The Wasatch High JROTC raiders team competes in tests of military-style fitness. Last weekend at Dixie High School in St. George, it won first place in the primary obstacle course event against 16 other squads, and the program’s first overall victory in its five-year existence. Taking first place were the co-ed and all-female obstacle course teams, the all-female relay-race team and co-ed tire-flipping team.
“They love to win,” said Denise Harris, co-instructor and retired Air Force lieutenant colonel. "They’re competitive, and they always want to beat other schools. It was great to be the winners, but they were cheering on the other teams. All the teams were cheering on each other because at the end of the day, they realize that we’re all in it together. They want to represent and be proud, and they did a good job.”

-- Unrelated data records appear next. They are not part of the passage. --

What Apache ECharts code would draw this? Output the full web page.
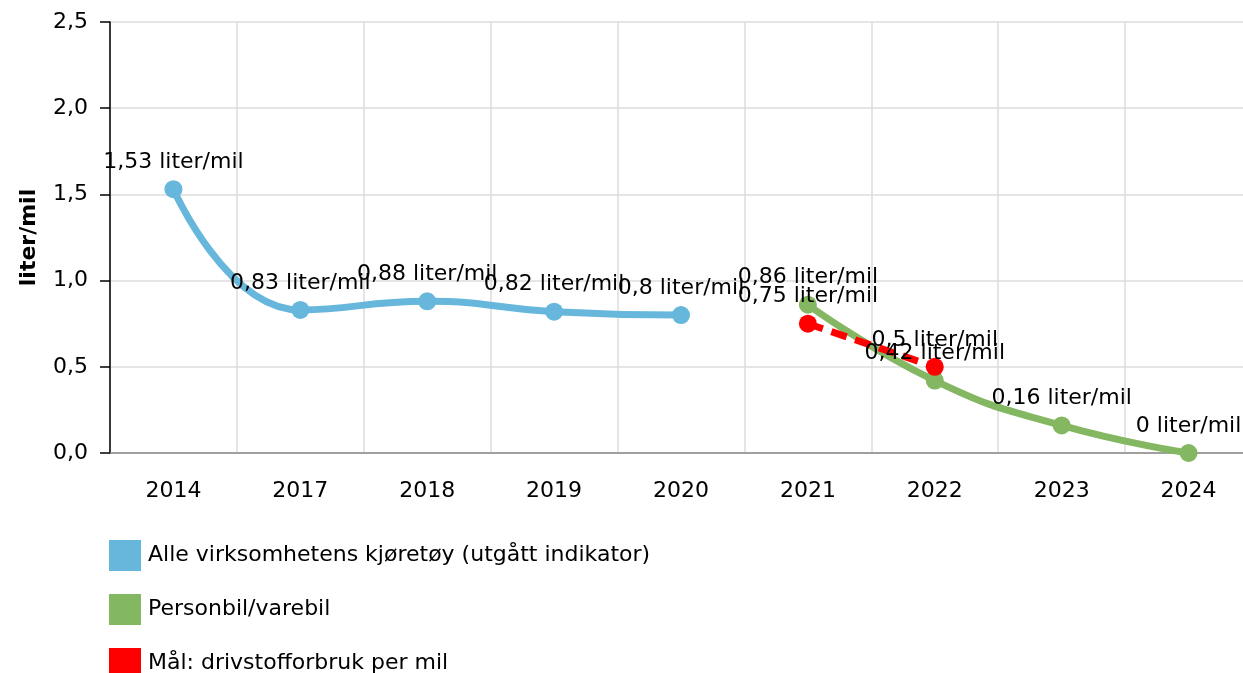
<!DOCTYPE html>
<html>
<head>
<meta charset="utf-8">
<script src="https://cdn.jsdelivr.net/npm/echarts@6/dist/echarts.min.js"></script>
<style>
  html, body { margin: 0; padding: 0; background: #fff; overflow: hidden; }
  /* plot runs a little past the right edge of the window, like the original */
  #chart { width: 1252px; height: 673px; }
</style>
</head>
<body>
<div id="chart"></div>
<script>
const years = ['2014', '2017', '2018', '2019', '2020', '2021', '2022', '2023', '2024']
const alleKjoretoy = [1.53, 0.83, 0.88, 0.82, 0.8, null, null, null, null]
const personbil = [null, null, null, null, null, 0.86, 0.42, 0.16, 0]
const maal = [null, null, null, null, null, 0.75, 0.5, null, null]
const legendNames = ['Alle virksomhetens kjøretøy (utgått indikator)', 'Personbil/varebil', 'Mål: drivstofforbruk per mil']

const font = 'DejaVu Sans, Verdana, sans-serif'
const fs = 22
const comma = v => String(v).replace('.', ',')

const labelOpt = {
  show: true,
  position: 'top',
  distance: 7,
  color: '#000',
  fontFamily: font,
  fontSize: fs,
  formatter: p => comma(p.value) + ' liter/mil'
}

const makeSeries = (name, data, color, dashed) => ({
  name: name,
  type: 'line',
  data: data,
  smooth: 0.5,
  connectNulls: false,
  symbol: 'circle',
  symbolSize: 18,
  itemStyle: { color: color },
  lineStyle: { color: color, width: 7, type: dashed ? [16, 9] : 'solid' },
  label: labelOpt
})

// one legend per item so the vertical list doesn't wrap at the bottom edge
const legends = legendNames.map((n, i) => ({
  orient: 'vertical',
  left: 104,
  top: 535 + i * 54,
  padding: 5,
  icon: 'rect',
  itemWidth: 32,
  itemHeight: 31,
  itemGap: 7,
  textStyle: { fontFamily: font, fontSize: fs, color: '#000', padding: [0, 0, 0, 2] },
  data: [n]
}))

const chart = echarts.init(document.getElementById('chart'))
chart.setOption({
  animation: false,
  textStyle: { fontFamily: font },
  grid: { left: 110, right: 0, top: 22, bottom: 220 },
  legend: legends,
  xAxis: {
    type: 'category',
    data: years,
    boundaryGap: true,
    axisLine: { lineStyle: { color: '#888', width: 1.5 } },
    axisTick: { alignWithLabel: true, length: 8, lineStyle: { color: '#aaa' } },
    axisLabel: { color: '#000', fontSize: fs, margin: 27, fontFamily: font },
    splitLine: { show: true, lineStyle: { color: '#ddd', width: 1.5 } }
  },
  yAxis: {
    type: 'value',
    min: 0,
    max: 2.5,
    interval: 0.5,
    name: 'liter/mil',
    nameLocation: 'middle',
    nameGap: 70,
    nameTextStyle: { color: '#000', fontSize: fs, fontWeight: 'bold', fontFamily: font },
    axisLine: { show: true, lineStyle: { color: '#000', width: 1.5 } },
    axisTick: { show: true, length: 10, lineStyle: { color: '#000', width: 1.5 } },
    axisLabel: { color: '#000', fontSize: fs, margin: 22, fontFamily: font, formatter: v => v.toFixed(1).replace('.', ',') },
    splitLine: { show: true, lineStyle: { color: '#ddd', width: 1.5 } }
  },
  series: [
    makeSeries(legendNames[0], alleKjoretoy, '#67b7dc', false),
    makeSeries(legendNames[1], personbil, '#84b761', false),
    makeSeries(legendNames[2], maal, '#ff0000', true)
  ]
})
</script>
</body>
</html>
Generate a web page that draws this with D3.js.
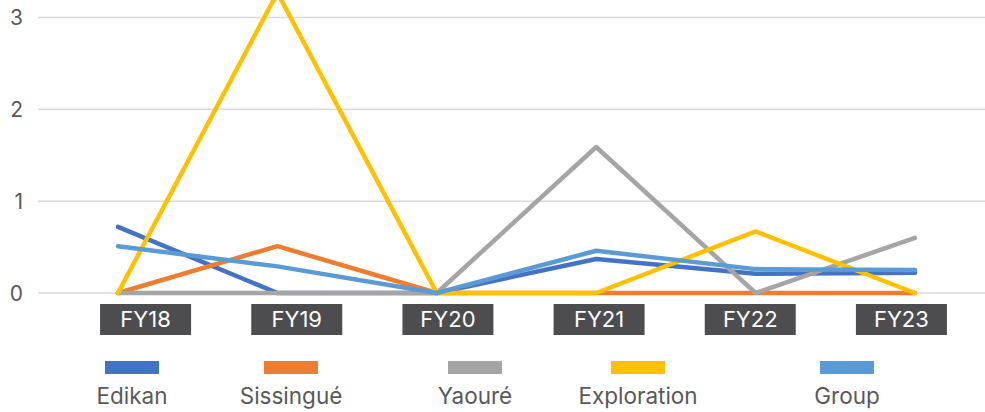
<!DOCTYPE html>
<html>
<head>
<meta charset="utf-8">
<script src="https://cdn.jsdelivr.net/npm/d3@7"></script>
<style>
  html, body { margin: 0; padding: 0; background: #fff; }
  svg { display: block; font-family: Inter, "Open Sans", sans-serif; }
</style>
</head>
<body>
<div id="chart"></div>
<script>
// data
const categories = ['FY18', 'FY19', 'FY20', 'FY21', 'FY22', 'FY23'];
const seriesNames = ['Edikan', 'Sissingué', 'Yaouré', 'Exploration', 'Group'];
const edikan = [0.72, 0, 0, 0.37, 0.21, 0.22];
const sissingue = [0, 0.51, 0, 0, 0, 0];
const yaoure = [0, 0, 0, 1.59, 0, 0.60];
const exploration = [0, 3.27, 0, 0, 0.67, 0];
const group = [0.51, 0.29, 0, 0.46, 0.26, 0.25];
const yTicks = [0, 1, 2, 3];

const colors = ['#4472c4', '#ed7d31', '#a5a5a5', '#ffc000', '#5b9bd5'];
const seriesValues = [edikan, sissingue, yaoure, exploration, group];

const width = 985, height = 412;
const svg = d3.select('#chart').append('svg')
  .attr('width', width)
  .attr('height', height);

const x = d3.scalePoint().domain(categories).range([118, 915]);
const xLabel = d3.scaleBand().domain(categories).range([70, 977]);
const y = d3.scaleLinear().domain([0, 3]).range([293, 17.5]);

// gridlines
svg.append('g')
  .selectAll('line')
  .data(yTicks)
  .enter()
  .append('line')
  .attr('x1', 38)
  .attr('x2', width)
  .attr('y1', d => y(d))
  .attr('y2', d => y(d))
  .attr('stroke', '#d9d9d9')
  .attr('stroke-width', 1.5);

// y labels
svg.append('g')
  .selectAll('text')
  .data(yTicks)
  .enter()
  .append('text')
  .attr('x', 23)
  .attr('y', d => y(d))
  .attr('dy', '0.36em')
  .attr('text-anchor', 'end')
  .attr('font-size', 21)
  .attr('fill', '#595959')
  .text(d => d);

// lines
const line = d3.line()
  .x((d, i) => x(categories[i]))
  .y(d => y(d));

svg.append('g')
  .selectAll('path')
  .data(seriesValues)
  .enter()
  .append('path')
  .attr('d', d => line(d))
  .attr('fill', 'none')
  .attr('stroke', (d, i) => colors[i])
  .attr('stroke-width', 4.5)
  .attr('stroke-linecap', 'round')
  .attr('stroke-linejoin', 'round');

// category label boxes
const labels = svg.append('g')
  .selectAll('g')
  .data(categories)
  .enter()
  .append('g')
  .attr('transform', d => `translate(${xLabel(d) + xLabel.bandwidth() / 2}, 304)`);

labels.append('rect')
  .attr('x', -45.5)
  .attr('width', 91)
  .attr('height', 31)
  .attr('fill', '#4d4d4f');

labels.append('text')
  .attr('y', 15.5)
  .attr('dy', '0.36em')
  .attr('text-anchor', 'middle')
  .attr('font-size', 22)
  .attr('fill', '#fff')
  .text(d => d);

// legend
const legendX = [132, 291, 475, 638, 847];
const legend = svg.append('g')
  .selectAll('g')
  .data(seriesNames)
  .enter()
  .append('g')
  .attr('transform', (d, i) => `translate(${legendX[i]}, 0)`);

legend.append('rect')
  .attr('x', -27)
  .attr('y', 361)
  .attr('width', 54)
  .attr('height', 13)
  .attr('fill', (d, i) => colors[i]);

legend.append('text')
  .attr('y', 404)
  .attr('text-anchor', 'middle')
  .attr('font-size', 22.5)
  .attr('fill', '#595959')
  .text(d => d);
</script>
</body>
</html>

The program is one of only seven in Utah high schools branching from the Air Force, and 24 of the 70 Wasatch High JROTC members are on the raiders. Student cadets run all 12 of the clubs, including administrative work, mentoring and most other leadership duties. Harris says the structure is designed to make student cadets step into leadership roles, one of the main “soft skills” it fosters.
They take JROTC as an elective class, and sub-groups like the raiders, drill, marksmanship and academic bowl teams practice around school hours multiple times a week.
Cadets also do lots of community service; last year, about 65 cadets logged 1,400 hours.
The program offers a foundational path into military careers and scholarship opportunities. Above all to many, it’s an experience in personal growth and camaraderie.
“What motivates them is each other,” Harris said. “They all want to win, and it’s fun to get promoted and to win awards and trophies, but what motivates them is they have built friendships and relationships here. They want to be there for each other. They call each other brother and sister, and a lot of these cadets never would have met each other if it wasn’t for this program, because they all run in different social circles.”
In the obstacle course race last weekend, Mason Ray, Tyson Averett, Meg Harris, and Jacob Jenkins made up the winning mixed team, and Mary Enger, Natalie Jenkins, Rosalyn Giese and Sammy Dahl comprised the all-female team.
Jenkins is a senior and the commander of all cadets in the program, and Averett is a junior and the leader of the raiders team.
Denise Harris says JROTC is looking to grow to about 100 members.